**Aim of the task**.
Everything from the first line of the data below through the line that contains "Chart.register(...registerables);" should be written out exactly, please, and nothing more; the pictures stay out.
━━━━━━━━━━━━━━━━━━━━━━━━━━━━━━
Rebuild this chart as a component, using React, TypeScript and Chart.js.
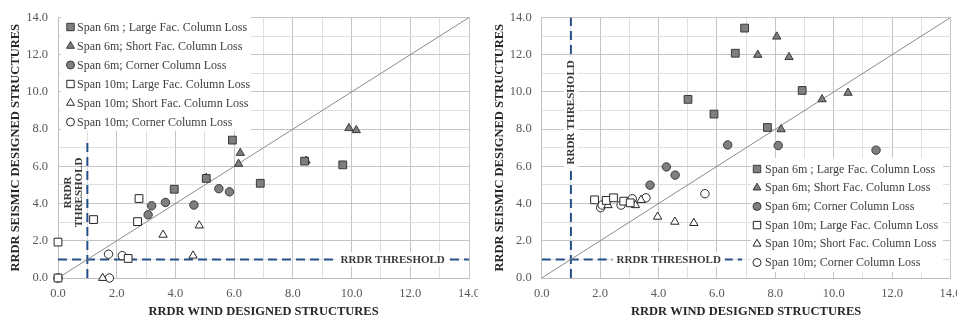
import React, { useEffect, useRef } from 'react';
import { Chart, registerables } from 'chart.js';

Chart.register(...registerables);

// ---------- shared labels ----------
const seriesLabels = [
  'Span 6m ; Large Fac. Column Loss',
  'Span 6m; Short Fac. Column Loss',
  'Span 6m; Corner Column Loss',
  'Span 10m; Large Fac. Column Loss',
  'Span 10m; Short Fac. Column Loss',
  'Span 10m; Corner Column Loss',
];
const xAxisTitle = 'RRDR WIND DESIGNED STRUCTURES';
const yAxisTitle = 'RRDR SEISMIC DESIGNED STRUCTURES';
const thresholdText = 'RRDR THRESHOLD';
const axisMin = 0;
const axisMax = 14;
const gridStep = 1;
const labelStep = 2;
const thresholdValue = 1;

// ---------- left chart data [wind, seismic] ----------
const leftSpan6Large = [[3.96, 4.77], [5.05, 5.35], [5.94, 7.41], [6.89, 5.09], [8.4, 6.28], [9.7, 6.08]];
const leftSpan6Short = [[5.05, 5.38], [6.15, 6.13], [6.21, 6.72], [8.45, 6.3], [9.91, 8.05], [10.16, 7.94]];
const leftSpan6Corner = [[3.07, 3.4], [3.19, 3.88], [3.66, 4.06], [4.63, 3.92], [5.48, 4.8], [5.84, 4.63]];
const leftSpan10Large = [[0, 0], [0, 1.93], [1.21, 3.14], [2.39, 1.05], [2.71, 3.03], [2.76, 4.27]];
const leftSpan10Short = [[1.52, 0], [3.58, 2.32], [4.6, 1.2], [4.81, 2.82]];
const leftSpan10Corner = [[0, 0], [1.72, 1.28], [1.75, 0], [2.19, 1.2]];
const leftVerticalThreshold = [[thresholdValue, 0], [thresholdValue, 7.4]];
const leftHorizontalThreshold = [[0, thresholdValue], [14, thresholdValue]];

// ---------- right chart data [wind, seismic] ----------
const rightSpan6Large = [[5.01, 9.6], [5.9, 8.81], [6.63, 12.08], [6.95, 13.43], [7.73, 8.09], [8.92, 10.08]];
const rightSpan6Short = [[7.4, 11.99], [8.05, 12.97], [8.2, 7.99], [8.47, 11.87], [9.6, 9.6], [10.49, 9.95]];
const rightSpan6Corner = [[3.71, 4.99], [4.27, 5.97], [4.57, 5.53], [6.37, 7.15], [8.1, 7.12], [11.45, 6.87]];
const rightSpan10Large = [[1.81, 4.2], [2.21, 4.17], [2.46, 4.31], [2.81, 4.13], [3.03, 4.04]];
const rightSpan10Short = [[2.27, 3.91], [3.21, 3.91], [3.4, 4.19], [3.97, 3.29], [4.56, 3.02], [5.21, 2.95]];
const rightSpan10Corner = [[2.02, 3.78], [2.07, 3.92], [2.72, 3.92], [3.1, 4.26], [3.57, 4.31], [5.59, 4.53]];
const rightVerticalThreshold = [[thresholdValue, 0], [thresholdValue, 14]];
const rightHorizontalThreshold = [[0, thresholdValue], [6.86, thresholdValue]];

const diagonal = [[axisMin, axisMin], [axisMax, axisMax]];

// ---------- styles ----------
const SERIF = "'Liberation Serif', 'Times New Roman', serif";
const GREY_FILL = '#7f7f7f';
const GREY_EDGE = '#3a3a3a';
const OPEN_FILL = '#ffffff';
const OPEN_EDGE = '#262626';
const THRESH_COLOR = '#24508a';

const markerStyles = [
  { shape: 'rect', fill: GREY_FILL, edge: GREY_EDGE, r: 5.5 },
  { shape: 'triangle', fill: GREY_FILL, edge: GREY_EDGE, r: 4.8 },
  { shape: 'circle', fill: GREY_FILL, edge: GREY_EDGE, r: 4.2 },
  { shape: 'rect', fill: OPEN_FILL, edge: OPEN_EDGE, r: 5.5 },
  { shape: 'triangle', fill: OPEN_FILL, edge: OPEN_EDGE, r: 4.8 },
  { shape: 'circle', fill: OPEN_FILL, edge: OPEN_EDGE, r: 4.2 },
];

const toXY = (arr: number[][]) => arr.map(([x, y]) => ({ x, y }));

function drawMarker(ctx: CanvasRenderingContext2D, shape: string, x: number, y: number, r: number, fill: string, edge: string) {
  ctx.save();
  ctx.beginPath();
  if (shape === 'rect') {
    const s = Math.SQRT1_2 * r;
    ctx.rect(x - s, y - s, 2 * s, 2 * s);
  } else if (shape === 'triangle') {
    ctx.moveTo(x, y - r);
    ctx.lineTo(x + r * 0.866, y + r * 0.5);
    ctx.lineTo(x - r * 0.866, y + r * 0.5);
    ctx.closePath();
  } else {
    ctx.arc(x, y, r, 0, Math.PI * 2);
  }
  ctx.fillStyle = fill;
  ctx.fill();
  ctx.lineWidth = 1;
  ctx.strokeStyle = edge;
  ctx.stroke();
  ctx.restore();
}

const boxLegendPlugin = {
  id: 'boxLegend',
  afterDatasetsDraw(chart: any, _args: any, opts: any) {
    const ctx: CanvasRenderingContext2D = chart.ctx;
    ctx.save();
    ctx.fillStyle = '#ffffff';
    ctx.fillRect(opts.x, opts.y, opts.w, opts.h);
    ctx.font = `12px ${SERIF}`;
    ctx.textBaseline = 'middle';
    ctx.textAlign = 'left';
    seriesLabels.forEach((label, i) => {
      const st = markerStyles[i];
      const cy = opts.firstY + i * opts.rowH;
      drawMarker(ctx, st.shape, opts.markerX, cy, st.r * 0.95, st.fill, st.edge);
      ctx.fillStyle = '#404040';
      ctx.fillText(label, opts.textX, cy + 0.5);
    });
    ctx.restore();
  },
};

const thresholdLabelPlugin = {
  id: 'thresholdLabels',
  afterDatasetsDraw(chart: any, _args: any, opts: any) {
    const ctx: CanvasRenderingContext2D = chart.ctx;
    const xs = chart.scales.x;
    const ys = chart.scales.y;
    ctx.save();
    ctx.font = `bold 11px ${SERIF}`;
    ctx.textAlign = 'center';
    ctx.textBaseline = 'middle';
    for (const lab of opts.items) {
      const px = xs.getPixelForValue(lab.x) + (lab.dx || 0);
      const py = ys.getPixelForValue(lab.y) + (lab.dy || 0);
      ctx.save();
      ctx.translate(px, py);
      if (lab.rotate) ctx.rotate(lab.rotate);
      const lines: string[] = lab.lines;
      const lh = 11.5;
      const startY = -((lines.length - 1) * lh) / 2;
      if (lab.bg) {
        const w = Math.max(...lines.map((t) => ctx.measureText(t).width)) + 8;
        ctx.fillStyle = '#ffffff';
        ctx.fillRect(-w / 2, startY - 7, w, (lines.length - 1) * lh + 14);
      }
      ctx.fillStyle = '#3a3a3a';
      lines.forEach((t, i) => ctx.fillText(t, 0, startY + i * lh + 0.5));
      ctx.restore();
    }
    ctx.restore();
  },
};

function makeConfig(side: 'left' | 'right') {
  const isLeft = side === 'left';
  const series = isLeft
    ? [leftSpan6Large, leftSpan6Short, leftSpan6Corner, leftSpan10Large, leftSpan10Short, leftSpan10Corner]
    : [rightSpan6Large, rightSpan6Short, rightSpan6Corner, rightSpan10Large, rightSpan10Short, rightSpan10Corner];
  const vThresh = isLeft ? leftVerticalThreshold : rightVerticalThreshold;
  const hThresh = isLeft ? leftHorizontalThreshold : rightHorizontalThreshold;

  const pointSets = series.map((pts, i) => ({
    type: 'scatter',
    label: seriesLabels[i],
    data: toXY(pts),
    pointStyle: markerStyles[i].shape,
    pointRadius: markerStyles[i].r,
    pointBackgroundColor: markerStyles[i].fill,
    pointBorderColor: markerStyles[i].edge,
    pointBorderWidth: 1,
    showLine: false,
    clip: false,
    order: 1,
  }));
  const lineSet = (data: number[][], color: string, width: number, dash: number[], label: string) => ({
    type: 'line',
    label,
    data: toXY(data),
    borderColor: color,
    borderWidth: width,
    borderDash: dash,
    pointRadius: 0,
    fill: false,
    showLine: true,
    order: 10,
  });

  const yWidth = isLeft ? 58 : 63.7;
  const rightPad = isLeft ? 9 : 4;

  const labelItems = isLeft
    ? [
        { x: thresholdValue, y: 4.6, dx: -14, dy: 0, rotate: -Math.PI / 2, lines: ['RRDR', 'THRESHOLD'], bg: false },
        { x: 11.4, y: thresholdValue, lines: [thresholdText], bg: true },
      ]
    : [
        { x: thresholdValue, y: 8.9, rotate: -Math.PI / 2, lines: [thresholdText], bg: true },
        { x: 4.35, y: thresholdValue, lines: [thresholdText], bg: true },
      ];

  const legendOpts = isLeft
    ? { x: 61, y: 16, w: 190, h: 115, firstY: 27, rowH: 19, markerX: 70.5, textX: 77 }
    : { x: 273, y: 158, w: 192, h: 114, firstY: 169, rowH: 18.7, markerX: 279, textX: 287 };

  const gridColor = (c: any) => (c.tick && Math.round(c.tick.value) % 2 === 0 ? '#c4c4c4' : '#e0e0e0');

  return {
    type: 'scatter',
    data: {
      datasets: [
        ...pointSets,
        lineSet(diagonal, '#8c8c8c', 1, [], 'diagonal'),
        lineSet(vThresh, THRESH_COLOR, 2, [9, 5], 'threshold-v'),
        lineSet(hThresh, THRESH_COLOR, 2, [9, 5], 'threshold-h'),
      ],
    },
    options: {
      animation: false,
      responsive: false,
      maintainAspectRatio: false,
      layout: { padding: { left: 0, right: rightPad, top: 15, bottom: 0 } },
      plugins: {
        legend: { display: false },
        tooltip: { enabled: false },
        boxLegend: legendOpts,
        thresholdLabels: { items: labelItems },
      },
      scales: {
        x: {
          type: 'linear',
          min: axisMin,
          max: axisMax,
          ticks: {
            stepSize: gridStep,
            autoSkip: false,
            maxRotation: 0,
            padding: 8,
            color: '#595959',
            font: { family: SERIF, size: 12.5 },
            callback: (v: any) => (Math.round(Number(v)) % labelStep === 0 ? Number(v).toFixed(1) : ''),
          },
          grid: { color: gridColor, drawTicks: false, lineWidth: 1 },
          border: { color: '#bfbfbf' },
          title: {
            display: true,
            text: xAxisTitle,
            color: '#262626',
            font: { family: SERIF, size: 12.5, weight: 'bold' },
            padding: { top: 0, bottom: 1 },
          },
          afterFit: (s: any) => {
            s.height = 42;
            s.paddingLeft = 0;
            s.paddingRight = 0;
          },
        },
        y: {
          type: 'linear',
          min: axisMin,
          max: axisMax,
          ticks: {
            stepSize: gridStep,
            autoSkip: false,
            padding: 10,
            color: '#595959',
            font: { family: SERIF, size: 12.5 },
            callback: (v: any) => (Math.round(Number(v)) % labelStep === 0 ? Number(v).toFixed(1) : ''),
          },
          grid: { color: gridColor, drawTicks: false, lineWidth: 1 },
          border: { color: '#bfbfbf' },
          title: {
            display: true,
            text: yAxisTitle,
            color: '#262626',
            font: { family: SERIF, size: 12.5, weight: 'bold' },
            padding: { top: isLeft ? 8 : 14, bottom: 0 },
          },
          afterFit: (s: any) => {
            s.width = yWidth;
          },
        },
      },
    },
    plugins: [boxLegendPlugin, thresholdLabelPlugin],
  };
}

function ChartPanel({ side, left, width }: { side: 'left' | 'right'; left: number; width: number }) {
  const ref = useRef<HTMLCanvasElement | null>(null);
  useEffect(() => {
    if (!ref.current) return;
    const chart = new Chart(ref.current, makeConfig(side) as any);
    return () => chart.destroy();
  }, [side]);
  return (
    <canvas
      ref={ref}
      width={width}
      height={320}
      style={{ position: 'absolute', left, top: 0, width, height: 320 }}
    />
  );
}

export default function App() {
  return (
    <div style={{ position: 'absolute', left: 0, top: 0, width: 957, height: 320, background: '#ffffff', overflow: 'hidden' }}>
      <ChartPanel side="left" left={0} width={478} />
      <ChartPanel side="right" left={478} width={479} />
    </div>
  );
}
━━━━━━━━━━━━━━━━━━━━━━━━━━━━━━
**Response to this exercise**.
Rebuild this chart as a component, using React, TypeScript and Chart.js.
import React, { useEffect, useRef } from 'react';
import { Chart, registerables } from 'chart.js';

Chart.register(...registerables);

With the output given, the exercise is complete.